The world needs more “Green FDI”—FDI that
contributes to environmental objectives and,
especially, the reduction of greenhouse gas
emissions. Governments and MNEs need to work
together to achieve this objective.
Aggressive goals and target dates have been set
by countries and MNEs to reduce emissions.
Nationally determined contributions under the
Paris
Agreement contain commitments to do so.
To support meeting these commitments—and to
encourage additional MNEs to reduce emissions
throughout their supply chains—proactive
policies and measures are needed. Host countries
should take the following priority actions:
- Incentivize—if
need be, require—foreign affiliates to
be/become carbon neutral for MNEs of a
certain size. Reporting and publishing
information for these firms’ affiliates’
carbon footprints should be mandated.
- Incentivize
carbon-neutral FDI through financial and
non-financial measures (preferably linked to
countries’ nationally determined
contributions), including through creating a
category of “Recognized Sustainable
Investor” (RSI).[1]
Criteria designating an RSI could include
becoming carbon neutral or even climate
positive. Once designated as an RSI,
investors would receive preferential
treatment, such as shorter timeframes for
approvals, a “green channel” for imports and
exports, or “red carpet” treatment for
aftercare.
- Link
taxes to the level of carbon emissions in
investment projects: the lower the carbon
footprint, the lower taxes. Governments can
also facilitate tapping green finance (now
in the trillions of dollars) as a source of
capital for carbon-neutral FDI projects,
supported by development finance
institutions and international support
mechanisms (e.g., a new Clean Development
Mechanism).
- Host
countries should create a pipeline of such
projects, promoted through a (preferably
multilateral) platform that helps connect
capital to investment opportunities, and
investment authorities to cooperate on
two-way FDI flows.
Home countries also have a responsibility to
promote Green FDI, including by linking outward
FDI support to the observance of home-country
climate standards, combined with requiring their
outward investors to publish the carbon content
of large-scale FDI projects.
[2]
Home-country measures—for instance, political
risk insurance or guarantees—can be linked to
carbon content: lower-carbon investments should
receive more favorable insurance and guarantee
terms. Home countries should not allow the
relocation of high carbon-emitting industries to
elsewhere. Home and host countries should link
financing to the level of carbon emissions in
investment projects: the lower the carbon
footprint, the more preferential the financing.

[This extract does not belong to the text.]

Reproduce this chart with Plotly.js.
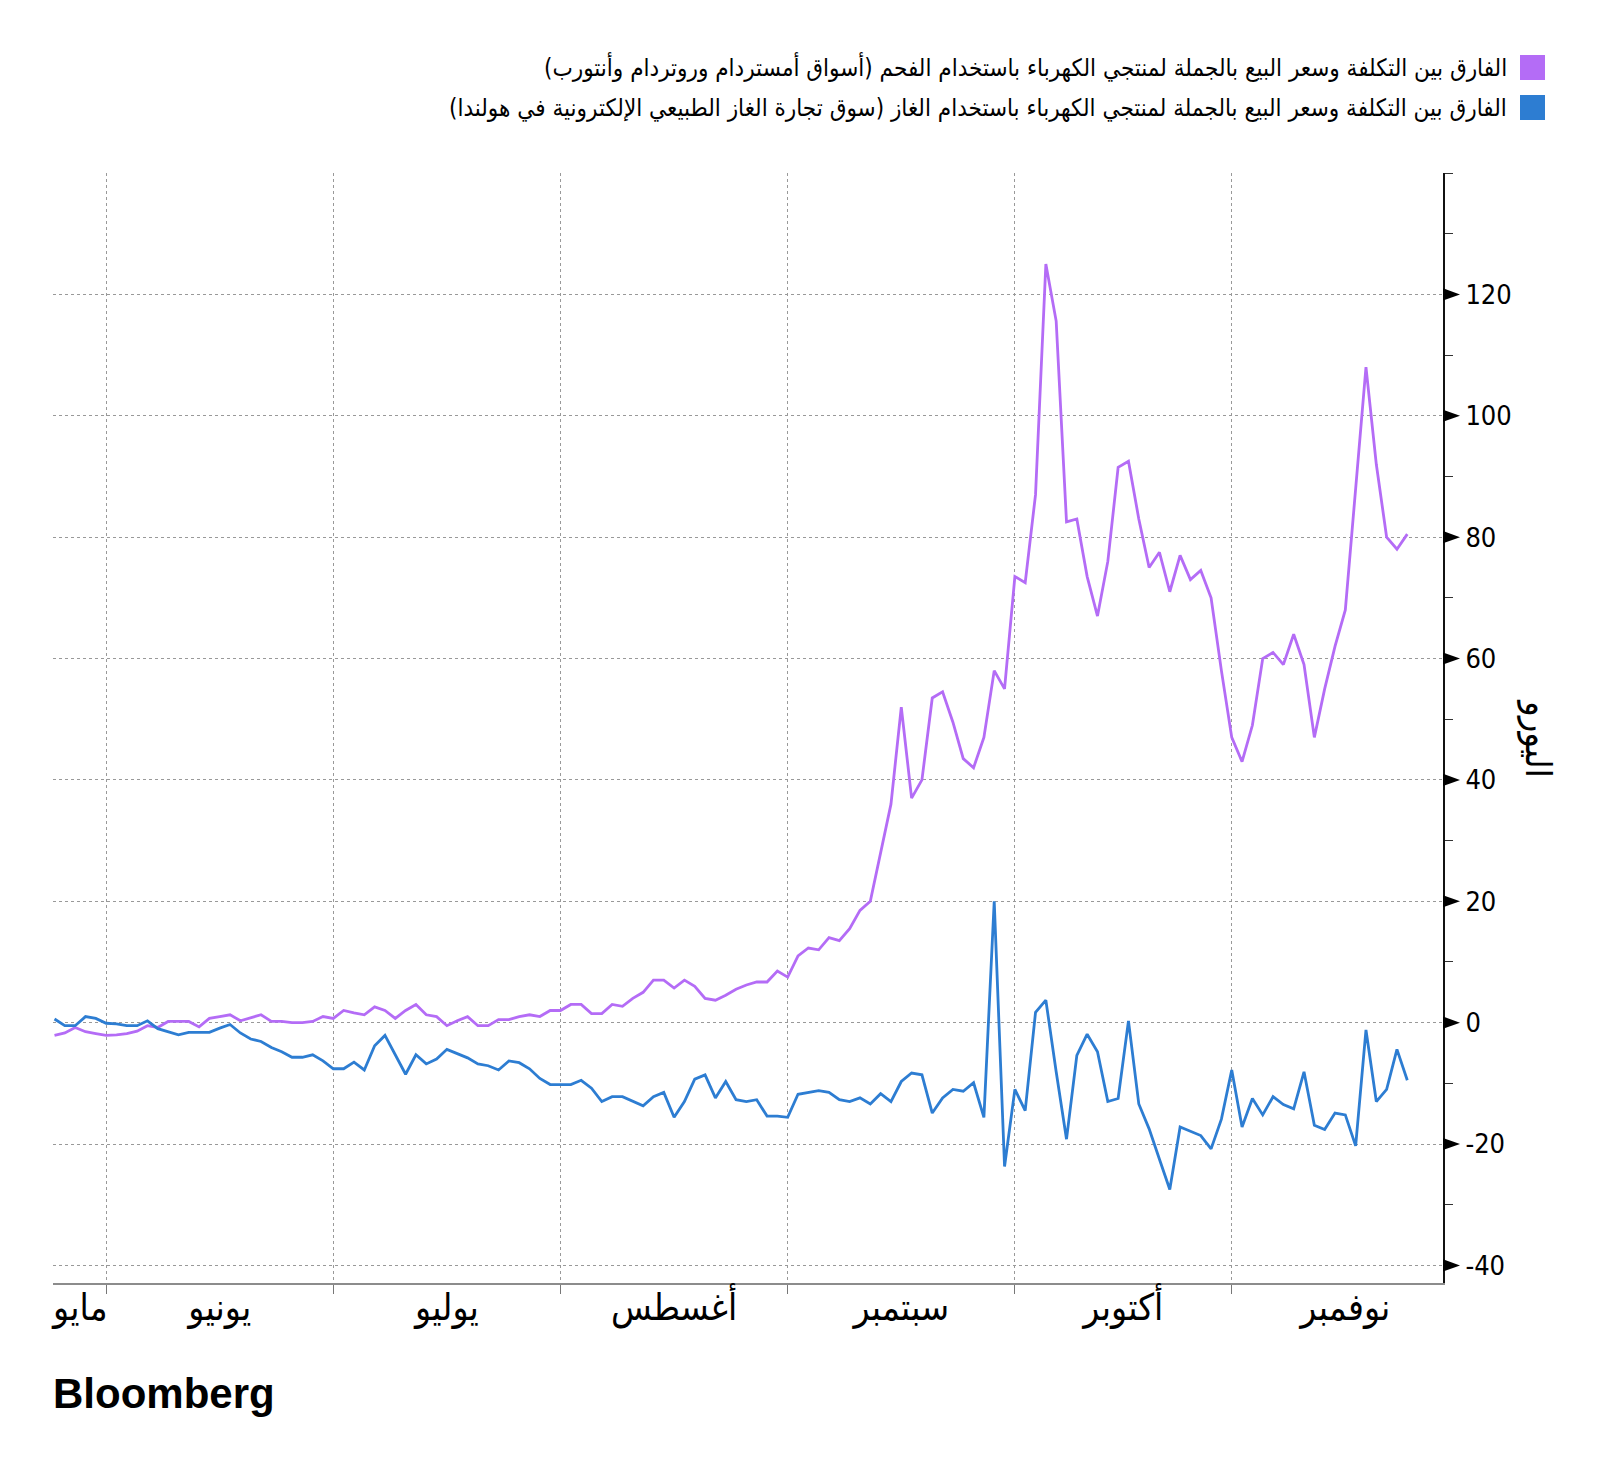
<!DOCTYPE html>
<html>
<head>
<meta charset="utf-8">
<script src="https://cdn.plot.ly/plotly-3.0.1.min.js"></script>
<style>
html,body{margin:0;padding:0;background:#fff;}
#chart{width:1600px;height:1469px;}
</style>
</head>
<body>
<div id="chart"></div>
<script>
// ---- data (business days, 2021) ----
const dates = [
"2021-05-25","2021-05-26","2021-05-27","2021-05-28","2021-05-31",
"2021-06-01","2021-06-02","2021-06-03","2021-06-04","2021-06-07","2021-06-08","2021-06-09","2021-06-10","2021-06-11","2021-06-14","2021-06-15","2021-06-16","2021-06-17","2021-06-18","2021-06-21","2021-06-22","2021-06-23","2021-06-24","2021-06-25","2021-06-28","2021-06-29","2021-06-30",
"2021-07-01","2021-07-02","2021-07-05","2021-07-06","2021-07-07","2021-07-08","2021-07-09","2021-07-12","2021-07-13","2021-07-14","2021-07-15","2021-07-16","2021-07-19","2021-07-20","2021-07-21","2021-07-22","2021-07-23","2021-07-26","2021-07-27","2021-07-28","2021-07-29","2021-07-30",
"2021-08-02","2021-08-03","2021-08-04","2021-08-05","2021-08-06","2021-08-09","2021-08-10","2021-08-11","2021-08-12","2021-08-13","2021-08-16","2021-08-17","2021-08-18","2021-08-19","2021-08-20","2021-08-23","2021-08-24","2021-08-25","2021-08-26","2021-08-27","2021-08-30","2021-08-31",
"2021-09-01","2021-09-02","2021-09-03","2021-09-06","2021-09-07","2021-09-08","2021-09-09","2021-09-10","2021-09-13","2021-09-14","2021-09-15","2021-09-16","2021-09-17","2021-09-20","2021-09-21","2021-09-22","2021-09-23","2021-09-24","2021-09-27","2021-09-28","2021-09-29","2021-09-30",
"2021-10-01","2021-10-04","2021-10-05","2021-10-06","2021-10-07","2021-10-08","2021-10-11","2021-10-12","2021-10-13","2021-10-14","2021-10-15","2021-10-18","2021-10-19","2021-10-20","2021-10-21","2021-10-22","2021-10-25","2021-10-26","2021-10-27","2021-10-28","2021-10-29",
"2021-11-01","2021-11-02","2021-11-03","2021-11-04","2021-11-05","2021-11-08","2021-11-09","2021-11-10","2021-11-11","2021-11-12","2021-11-15","2021-11-16","2021-11-17","2021-11-18","2021-11-19","2021-11-22","2021-11-23","2021-11-24"
];

// Coal spread (Amsterdam-Rotterdam-Antwerp)
const coalSpread = [
-2.1,-1.7,-0.8,-1.5,-1.8,-2.1,-2.0,-1.8,-1.4,-0.5,
-0.8,0.2,0.2,0.2,-0.7,0.7,1.0,1.3,0.3,0.8,
1.3,0.2,0.2,0.0,0.0,0.2,1.0,0.7,2.0,1.6,
1.3,2.6,2.0,0.7,2.0,3.0,1.3,1.0,-0.5,0.3,
1.0,-0.5,-0.5,0.5,0.5,1.0,1.3,1.0,2.0,2.0,
3.0,3.0,1.5,1.5,3.0,2.7,4.0,5.0,7.0,7.0,
5.7,7.0,6.0,4.0,3.7,4.5,5.5,6.2,6.7,6.7,
8.5,7.5,11.0,12.3,12.0,14.0,13.5,15.5,18.5,20.0,
28.0,36.0,52.0,37.0,40.0,53.5,54.5,49.5,43.5,42.0,
47.0,58.0,55.0,73.5,72.5,87.0,125.0,115.6,82.5,83.0,
73.5,67.0,76.0,91.5,92.5,83.0,75.0,77.5,71.0,77.0,
73.0,74.5,70.0,58.0,47.0,43.0,49.0,60.0,61.0,59.0,
64.0,59.0,47.0,55.0,62.0,68.0,88.0,108.0,92.0,80.0,
78.0,80.5
];

// Gas spread (Dutch TTF)
const gasSpread = [
0.6,-0.5,-0.5,1.0,0.7,-0.1,-0.2,-0.5,-0.5,0.3,
-1.0,-1.5,-2.0,-1.6,-1.6,-1.6,-0.9,-0.3,-1.7,-2.7,
-3.1,-4.1,-4.8,-5.7,-5.7,-5.3,-6.3,-7.6,-7.6,-6.5,
-7.8,-3.8,-2.1,-5.3,-8.5,-5.3,-6.8,-6.0,-4.4,-5.1,
-5.8,-6.8,-7.1,-7.8,-6.3,-6.6,-7.6,-9.2,-10.2,-10.2,
-10.2,-9.5,-10.8,-13.0,-12.2,-12.2,-13.0,-13.7,-12.2,-11.5,
-15.6,-13.0,-9.3,-8.6,-12.4,-9.7,-12.7,-13.0,-12.7,-15.4,
-15.4,-15.6,-11.8,-11.5,-11.2,-11.5,-12.7,-13.0,-12.4,-13.4,
-11.7,-13.0,-9.7,-8.3,-8.6,-14.9,-12.4,-11.0,-11.3,-9.9,
-15.6,20.0,-23.7,-11.0,-14.5,1.7,3.7,-8.1,-19.2,-5.4,
-1.9,-4.8,-13.0,-12.5,0.3,-13.4,-17.5,-22.5,-27.5,-17.2,
-17.9,-18.6,-20.8,-15.9,-7.8,-17.2,-12.5,-15.2,-12.2,-13.5,
-14.2,-8.1,-16.9,-17.6,-14.9,-15.2,-20.3,-1.2,-13.0,-11.0,
-4.4,-9.5
];

const seriesNames = [
"الفارق بين التكلفة وسعر البيع بالجملة لمنتجي الكهرباء باستخدام الفحم (أسواق أمستردام وروتردام وأنتورب)",
"الفارق بين التكلفة وسعر البيع بالجملة لمنتجي الكهرباء باستخدام الغاز (سوق تجارة الغاز الطبيعي الإلكترونية في هولندا)"
];
const seriesColors = ["#b46cf6", "#2d7dd2"];

const monthNames = ["مايو","يونيو","يوليو","أغسطس","سبتمبر","أكتوبر","نوفمبر"];
const monthLabelDates = ["2021-05-27 12:00","2021-06-16","2021-07-16","2021-08-17","2021-09-16","2021-10-15 12:00","2021-11-16"];
const monthStarts = ["2021-06-01","2021-07-01","2021-08-02","2021-09-01","2021-10-01","2021-11-01"];

const yTickVals = [-40,-20,0,20,40,60,80,100,120];
const yTickText = ["-40","-20","0","20","40","60","80","100","120"];
const yTitle = "اليورو";

// ---- chart ----
const W = 1600, H = 1469;
const M = {l:53, r:157, t:173, b:186};
const pw = W - M.l - M.r, ph = H - M.t - M.b;
const px = v => (v - M.l) / pw;          // page x -> paper
const py = v => (H - M.b - v) / ph;      // page y -> paper

const arabicFont = "DejaVu Sans Condensed, DejaVu Sans, sans-serif";
const numFont = "DejaVu Sans Condensed, DejaVu Sans, sans-serif";

const traces = [coalSpread, gasSpread].map((vals, k) => ({
  type: "scatter", mode: "lines",
  x: dates, y: vals, name: seriesNames[k],
  line: {color: seriesColors[k], width: 2.8},
  hoverinfo: "skip"
}));

// triangle markers at major y ticks (axis decoration)
const triW = 17 / pw;
const shapes = yTickVals.map(v => ({
  type: "path", xref: "paper", yref: "y",
  path: `M 1 ${v + 1.0} L ${1 + triW} ${v} L 1 ${v - 1.0} Z`,
  fillcolor: "#000", line: {width: 0}
}));

// legend squares
const legendY = [67.5, 107.5];
legendY.forEach((cy, k) => {
  shapes.push({
    type: "rect", xref: "paper", yref: "paper",
    x0: px(1520), x1: px(1545), y0: py(cy + 12.5), y1: py(cy - 12.5),
    fillcolor: seriesColors[k], line: {width: 0}
  });
});

const annotations = legendY.map((cy, k) => ({
  xref: "paper", yref: "paper", x: px(1509), y: py(cy),
  xanchor: "right", yanchor: "middle", showarrow: false,
  text: seriesNames[k], font: {family: arabicFont, size: 24, color: "#000"}
}));
annotations.push({
  xref: "paper", yref: "paper", x: px(1538), y: py(738),
  xanchor: "center", yanchor: "middle", showarrow: false, textangle: 90,
  text: yTitle, font: {family: arabicFont, size: 36, color: "#000"}
});
annotations.push({
  xref: "paper", yref: "paper", x: px(51), y: py(1393),
  xanchor: "left", yanchor: "middle", showarrow: false,
  text: "<b>Bloomberg</b>", font: {family: "Liberation Sans, Arial, sans-serif", size: 42, color: "#000"}
});

const layout = {
  width: W, height: H,
  margin: M,
  paper_bgcolor: "#fff", plot_bgcolor: "#fff",
  showlegend: false,
  xaxis: {
    type: "date",
    range: ["2021-05-24 20:30", "2021-11-29 11:00"],
    rangebreaks: [{bounds: ["sat", "mon"]}],
    tickmode: "array", tickvals: monthLabelDates, ticktext: monthNames,
    ticks: "", showgrid: false, zeroline: false,
    showline: true, linecolor: "#8c8c8c", linewidth: 2,
    ticklabelstandoff: -9,
    tickfont: {family: arabicFont, size: 37, color: "#000"},
    minor: {
      tickmode: "array", tickvals: monthStarts,
      ticks: "outside", ticklen: 9, tickwidth: 1, tickcolor: "#777",
      showgrid: true, gridcolor: "#999", gridwidth: 1, griddash: "dot"
    },
    fixedrange: true
  },
  yaxis: {
    side: "right",
    range: [-42.9, 140],
    tickmode: "array", tickvals: yTickVals, ticktext: yTickText,
    ticks: "outside", ticklen: 15, tickcolor: "rgba(0,0,0,0)",
    showgrid: true, gridcolor: "#999", gridwidth: 1, griddash: "dot",
    zeroline: false,
    showline: true, linecolor: "#111", linewidth: 2,
    tickfont: {family: numFont, size: 27, color: "#000"},
    minor: {
      tickmode: "linear", tick0: 0, dtick: 10,
      ticks: "outside", ticklen: 8, tickwidth: 1, tickcolor: "#333",
      showgrid: false
    },
    fixedrange: true
  },
  shapes: shapes,
  annotations: annotations
};

Plotly.newPlot("chart", traces, layout, {displayModeBar: false, staticPlot: true});
</script>
</body>
</html>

Such carbon-emission reduction efforts should be
supported—in the context of encouraging Green
FDI in general—by international investment
agreements (IIAs) that include provisions
facilitating Green FDI, focusing on large MNEs.
[3] For
example:
“Each Party shall encourage the facilitation
of green foreign direct investment that
assists the Parties to become carbon neutral,
including by promoting renewable energy,
energy efficient investments and appropriate
technologies, and taking other measures that
help the transition to a carbon-neutral,
sustainable and climate-resilient economy”.
[4]
In the context of a
WTO
Investment Facilitation for Development
agreement, such a provision would create the
basis for technical assistance and capacity
building to facilitate carbon-neutral FDI.
A more ambitious approach would be to include
carbon-neutral FDI as one of the components of
the contribution-to-development criterion of the
Salini
criteria (used to define “investment”); to
make it (given its significance) an autonomous
criterion additional to the Salini criteria; or
to allow governments to deny protection to
investments that fall short of carbon
neutrality, through a denial-of-benefits clause.
Joint committees increasingly foreseen in IIAs
could set mutually applicable Green FDI
standards (covering also carbon-neutral FDI) for
investors and investments from each country in
the territory of the other.
The private sector has begun to undertake
carbon-neutral FDI. For example,
Robert
Bosch Inc. has declared that it is carbon
neutral with respect to direct emissions from
owned or controlled sources, and the firm has
committed to reducing upstream and downstream
emissions by 15% by 2030.
Apple has
committed to be 100% carbon neutral
throughout its supply chain and products by
2030, and
Toyota is
working with dealers and suppliers to
eliminate emissions by 2050. In fact, over 100
companies have committed to net-zero carbon
emissions by 2040.
[5]
MNEs will be further encouraged to move to
carbon neutrality through court decisions, as
highlighted by a 2021
Dutch court
ruling. The court decided that Royal Dutch
Shell’s emission-reduction targets of 20% by
2030, 45% by 2035, and net zero emissions by
2050 were not sufficient; it ruled that Shell
must reduce its carbon emissions by at least net
45% by the end of 2030, from 2019 levels.
This decision shows that the time is ripe for
governments and firms to work together to ensure
that FDI flows become increasingly green.
Determined national and international efforts,
as well as pioneering company actions and
public-private cooperation, are needed.